The footage was all taken from a tape we made in lunchtimes at school - around rehearsals for a ridiculous end-of-term show I'd written - and a school trip to Holland over Easter 1986. Given that The Hoon Show was the first script I ever had performed - age of 15 - and Found Footage is the latest, I liked the sense of linking them somehow. Plus... it meant that I didn't have to actually find footage from elsewhere.
Somewhat appropriately, Saturday night's launch party was held at the Harrow Arts Centre about two minutes from my old high school where a lot of this was shot.
The close-up shots in the Haireater video are of my mouth, because every time Anthony tried to chew the hair he started retching.
There are various members of mine and Anthony's families glimpsed throughout the sequence, which was filmed following the Enhance My Tarp shoot (in my dad's garage).
This was one of the very first sequences I made for the series. I actually did the animation first as a sort of test, before I knew what it was for. Working out what Puckles was saying took a while. I even sent it to Digi's Mr Hairs and asked him to help.
He didn't have any ideas beyond Puckles starting by saying "Hello, I'm James Bond."
This is Yiannis Vasiliakis and Tom Webster, who crop up again over the course of the series. I was put in touch with them by Stuart Ashen. Yiannis is also in the finale as a main character.
True fact: Tom (right) designs covers for the Big Finish range of Doctor Who audio stories.
Watch the documentary about them on Netflix. Then go and see them live if you can; they are genuinely amazing, and I hope I get to work with them again.

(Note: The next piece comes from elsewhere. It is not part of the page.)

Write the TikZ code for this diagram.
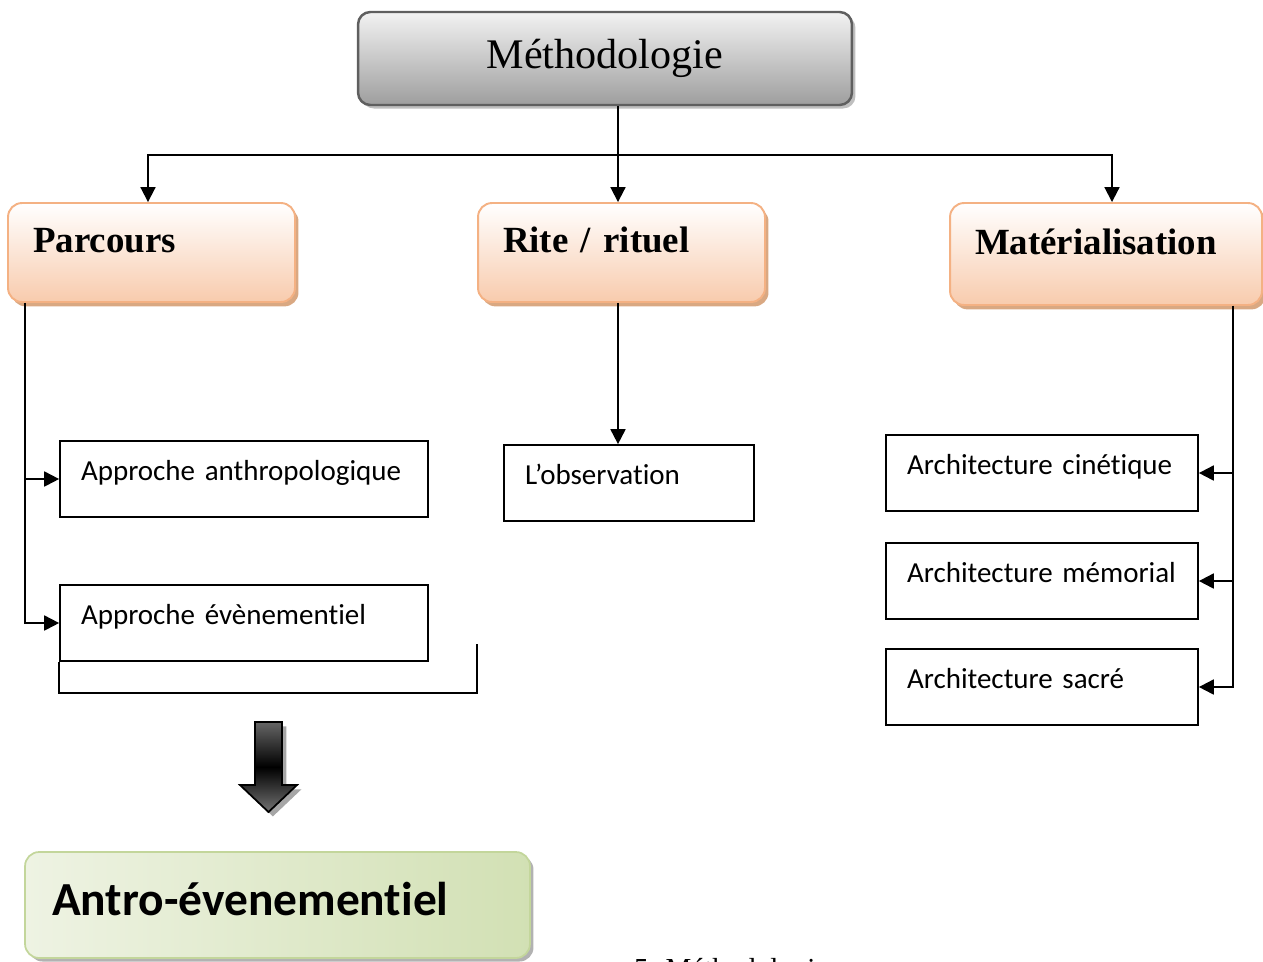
\documentclass[tikz,border=0pt]{standalone}
\usepackage{fontspec}
\setmainfont{Liberation Serif}
\newfontfamily\calibri[Ligatures={NoCommon}]{Carlito}
\usetikzlibrary{arrows.meta,shadows}
\definecolor{peach}{HTML}{F8CBAD}
\definecolor{peachline}{HTML}{F4B183}
\definecolor{peachshadow}{HTML}{D9A882}
\definecolor{leaf}{HTML}{C3D69B}
\definecolor{leaflight}{HTML}{EEF3E3}
\definecolor{titleline}{HTML}{5F5F5F}
\begin{document}
\begin{tikzpicture}[x=0.02cm,y=-0.02cm,>={Triangle[length=8.5pt,width=8.5pt]},
	titlebox/.style={draw=titleline,line width=1.4pt,rounded corners=7pt,top color=white!95!black,bottom color=black!38,
		minimum width=9.88cm,minimum height=1.86cm,font=\fontsize{24}{28}\selectfont,
		drop shadow={shadow xshift=2pt,shadow yshift=-2pt,fill=black!25,opacity=1}},
	orangebox/.style={draw=peachline,line width=1.1pt,rounded corners=8pt,top color=white,bottom color=peach,
		inner xsep=0.5cm,text width=#1,align=left,minimum height=1.98cm,text height=0.45cm,text depth=0.45cm,
		font=\bfseries\fontsize{21}{24}\selectfont,
		drop shadow={shadow xshift=2pt,shadow yshift=-2.5pt,fill=peachshadow,opacity=1}},
	whitebox/.style={draw,line width=1pt,inner xsep=0.42cm,text width=#1,align=left,minimum height=1.52cm,
		text height=0.34cm,text depth=0.28cm,font=\calibri\fontsize{16.5}{20}\selectfont},
	greenbox/.style={draw=leaf,line width=1pt,rounded corners=8pt,left color=leaflight,right color=leaf!75!white,
		inner xsep=0.54cm,text width=9.02cm,align=left,minimum height=2.12cm,text height=0.7cm,text depth=0.3cm,
		font=\calibri\bfseries\fontsize{27}{30}\selectfont,
		drop shadow={shadow xshift=2pt,shadow yshift=-2pt,fill=black!30,opacity=1}},
	link/.style={line width=1.1pt}]
	\useasboundingbox (0,0) rectangle (1263,961);
	\node[titlebox] (meth) at (605,58.5) {Méthodologie\hspace{0.25cm}};
	\node[orangebox=4.74cm] (parc) at (151.5,252.5) {Parcours};
	\node[orangebox=4.74cm] (rite) at (621.5,252.5) {Rite / rituel};
	\node[orangebox=5.24cm,minimum height=2.04cm] (mat) at (1106,254) {Matérialisation};
	\node[whitebox=6.52cm] (anth) at (244,479) {Approche anthropologique};
	\node[whitebox=6.52cm] (even) at (244,623) {Approche évènementiel};
	\node[whitebox=4.16cm] (obs) at (629,483) {L’observation};
	\node[whitebox=5.40cm] (cin) at (1042,473) {Architecture cinétique};
	\node[whitebox=5.40cm] (mem) at (1042,581) {Architecture mémorial};
	\node[whitebox=5.40cm] (sac) at (1042,687) {Architecture sacré};
	\node[greenbox] (antro) at (277.5,905) {Antro-évenementiel};
	\node[anchor=base west,font=\fontsize{16.5}{18}\selectfont] (caption) at (628,978) {5- Méthodologie};
	\coordinate (split) at (618,155);
	\draw[link] (meth.south -| split) -- (split);
	\draw[link,->] (split) -| ([xshift=-0.07cm]parc.north);
	\draw[link,->] (split) -| ([xshift=0.12cm]mat.north);
	\draw[link,->] (split) -- (split |- rite.north);
	\draw[link,->] (rite.south -| split) -- (split |- obs.north);
	\draw[link,->] ([xshift=0.36cm]parc.south west) |- (anth.west);
	\draw[link,->] ([xshift=0.36cm]parc.south west) |- (even.west);
	\draw[link,->] ([xshift=-0.6cm]mat.south east) |- (cin.east);
	\draw[link,->] ([xshift=-0.6cm]mat.south east) |- (mem.east);
	\draw[link,->] ([xshift=-0.6cm]mat.south east) |- (sac.east);
	\draw[line width=1pt] (even.south west) -- ++(0,31) -| ++(418,-49);
	\draw[line width=1pt,top color=black!60,bottom color=black!55,middle color=black,
		drop shadow={shadow xshift=2.5pt,shadow yshift=-2.5pt,fill=black!35,opacity=1}]
		(255,722) -- (282,722) -- (282,785) -- (297,785) -- (268.5,812) -- (240,785) -- (255,785) -- cycle;
\end{tikzpicture}
\end{document}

Our cast were very well behaved, and rarely corpsed during takes. The same cannot be said for the crew (well, Sanya and I) who ruined multiple takes with laughter.
The robot sketch was the worst. It was the way the robot (played by Yiannis) sings "Eat your snack, don't look back - yeah!" that got me. Every. Single. Time. We had to re-record his lines afterwards because of my unprofessional nonsense.
Please watch his stuff on YouTube. He's also got a FREE gig coming up with the brilliant Stuart Laws. You can get tickets here. Go along and ruin it by shouting "Teeeeeeaaaa!" at him (please don't ruin it).
True fact: originally, Stuart Ashen filmed the Tea Prancer stuff, then I realised we'd forgotten to give him any tea cups, so we had to shoot it all over again. The leotard wasn't washed inbetween. Sorry, Chris.
Chris's climactic cry of "Teeaaaaaa!" was actually recorded backwards!
Also in this clip, not that you can tell, is me - dressed in a deeply unflattering green bodysuit, for the purposes of "special effects".